# Problem requirements
Review the lines that follow and copy each one that contains the word "this".
————————
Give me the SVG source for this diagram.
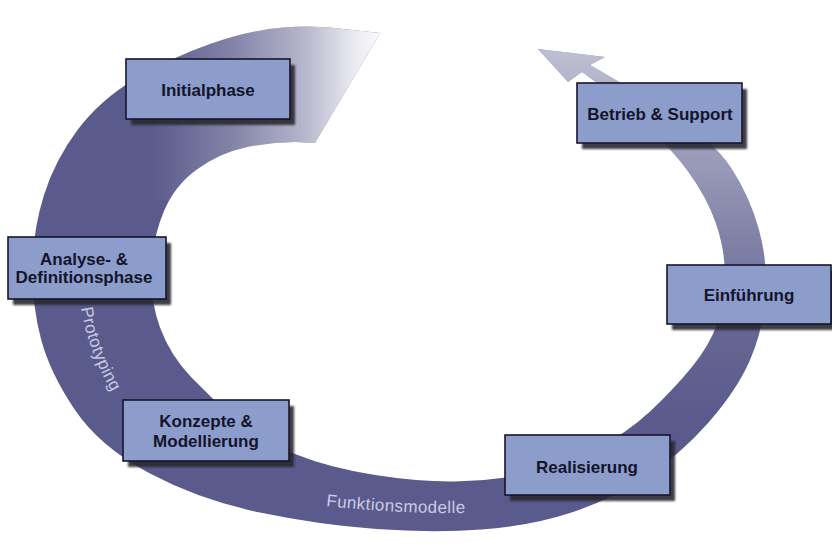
<svg xmlns="http://www.w3.org/2000/svg" width="832" height="547" viewBox="0 0 832 547">
<style>
.box{fill:#8c9dcc;stroke:#16162a;stroke-width:1.6}
.shadow{fill:#2a2a30;opacity:0.9}
.lbl{font-family:"Liberation Sans",Arial,sans-serif;font-weight:bold;font-size:17px;fill:#14142a;text-anchor:middle}
.bandlbl{font-family:"Liberation Sans",Arial,sans-serif;font-size:17px;fill:#cacae4;letter-spacing:0.4px}
</style>
<defs>
<path id="band" d="M380,33 L347.5,29.5 Q317,25 283.5,27.5 Q250,30 210,44 Q170,58 135,79 Q100,100 77.5,130 Q55,160 44,195 Q33,230 32.5,267.5 Q32,305 41,339 Q50,373 75,410 Q100,447 150,473.5 Q200,500 260,512.5 Q320,525 376.5,529 Q433,533 481.5,529.5 Q530,526 570,513 Q610,500 645,477.5 Q680,455 708.5,422.5 Q737,390 750,360 Q763,330 765.5,296.5 Q768,263 759,230 Q750,197 731.5,168.5 Q713,140 666.5,111 Q620,82 590,65 L605,57 L538,49 L568,82 L582,72 L597,83 L632,113 Q667,143 687,170 Q707,197 716,223.5 Q725,250 725,275 Q725,300 717.5,322.5 Q710,345 691.5,367.5 Q673,390 650,411.5 Q627,433 593.5,450.5 Q560,468 525,474.5 Q490,481 455,481.5 Q420,482 375,475 Q330,468 295,454 Q260,440 236.5,420 Q213,400 191.5,377.5 Q170,355 160,327.5 Q150,300 151.5,268.5 Q153,237 164,211 Q175,185 197.5,169 Q220,153 245,147.5 Q270,142 295,142 L315,143 Z"/>
<clipPath id="bandClip"><use href="#band"/></clipPath>
<linearGradient id="fadeTop" x1="150" y1="0" x2="385" y2="0" gradientUnits="userSpaceOnUse">
<stop offset="0" stop-color="#fff" stop-opacity="0"/>
<stop offset="0.35" stop-color="#fff" stop-opacity="0.25"/>
<stop offset="0.65" stop-color="#fff" stop-opacity="0.55"/>
<stop offset="0.85" stop-color="#fff" stop-opacity="0.85"/>
<stop offset="1" stop-color="#fff" stop-opacity="1"/>
</linearGradient>
<linearGradient id="fadeRight" x1="0" y1="45" x2="0" y2="420" gradientUnits="userSpaceOnUse">
<stop offset="0" stop-color="#fff" stop-opacity="0.62"/>
<stop offset="0.4" stop-color="#fff" stop-opacity="0.32"/>
<stop offset="0.75" stop-color="#fff" stop-opacity="0.08"/>
<stop offset="1" stop-color="#fff" stop-opacity="0"/>
</linearGradient>
<filter id="soft" x="-10%" y="-10%" width="120%" height="120%"><feGaussianBlur stdDeviation="1"/></filter>
<path id="protoPath" d="M81,308 Q89,356 118,402"/>
<path id="funkPath" d="M326,506 Q400,514 472,513"/>
</defs>
<rect width="832" height="547" fill="#fff"/>
<g id="connectors">
<use href="#band" fill="#5a5a8c"/>
<g clip-path="url(#bandClip)">
<rect x="150" y="0" width="250" height="200" fill="url(#fadeTop)"/>
<rect x="520" y="0" width="312" height="440" fill="url(#fadeRight)"/>
</g>
<text class="bandlbl"><textPath href="#protoPath">Prototyping</textPath></text>
<text class="bandlbl"><textPath href="#funkPath">Funktionsmodelle</textPath></text>
</g>
<g id="node-initialphase">
<rect class="shadow" x="131" y="65" width="164" height="60" filter="url(#soft)"/>
<rect class="box" x="126" y="59" width="164" height="60"/>
<text class="lbl" x="208" y="96">Initialphase</text>
</g>
<g id="node-betrieb">
<rect class="shadow" x="582" y="89" width="165" height="60" filter="url(#soft)"/>
<rect class="box" x="577" y="83" width="165" height="60"/>
<text class="lbl" x="660" y="120">Betrieb &amp; Support</text>
</g>
<g id="node-analyse">
<rect class="shadow" x="13" y="243" width="158" height="62" filter="url(#soft)"/>
<rect class="box" x="8" y="237" width="158" height="62"/>
<text class="lbl" x="84" y="265">Analyse- &amp;</text>
<text class="lbl" x="84" y="283">Definitionsphase</text>
</g>
<g id="node-konzepte">
<rect class="shadow" x="128" y="406" width="166" height="61" filter="url(#soft)"/>
<rect class="box" x="123" y="400" width="166" height="61"/>
<text class="lbl" x="206" y="427">Konzepte &amp;</text>
<text class="lbl" x="206" y="447">Modellierung</text>
</g>
<g id="node-realisierung">
<rect class="shadow" x="510" y="441" width="165" height="60" filter="url(#soft)"/>
<rect class="box" x="505" y="435" width="165" height="60"/>
<text class="lbl" x="587" y="473">Realisierung</text>
</g>
<g id="node-einfuehrung">
<rect class="shadow" x="672" y="271" width="164" height="59" filter="url(#soft)"/>
<rect class="box" x="667" y="265" width="164" height="59"/>
<text class="lbl" x="749" y="301">Einführung</text>
</g>
</svg>
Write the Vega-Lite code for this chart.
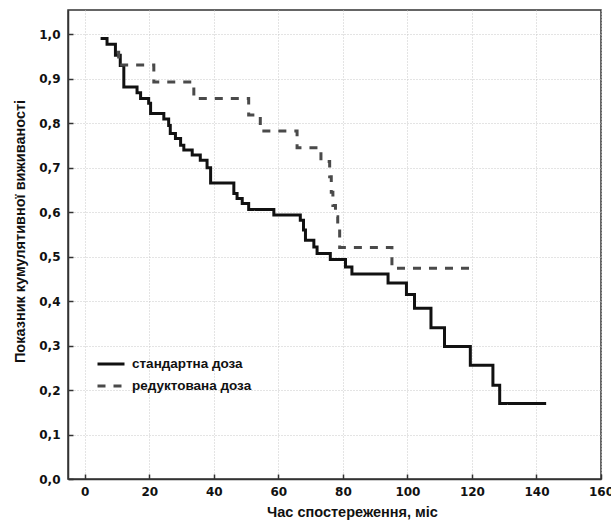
————————
# Correct answer
Give me the SVG source for this diagram.
Write the Vega-Lite code for this chart.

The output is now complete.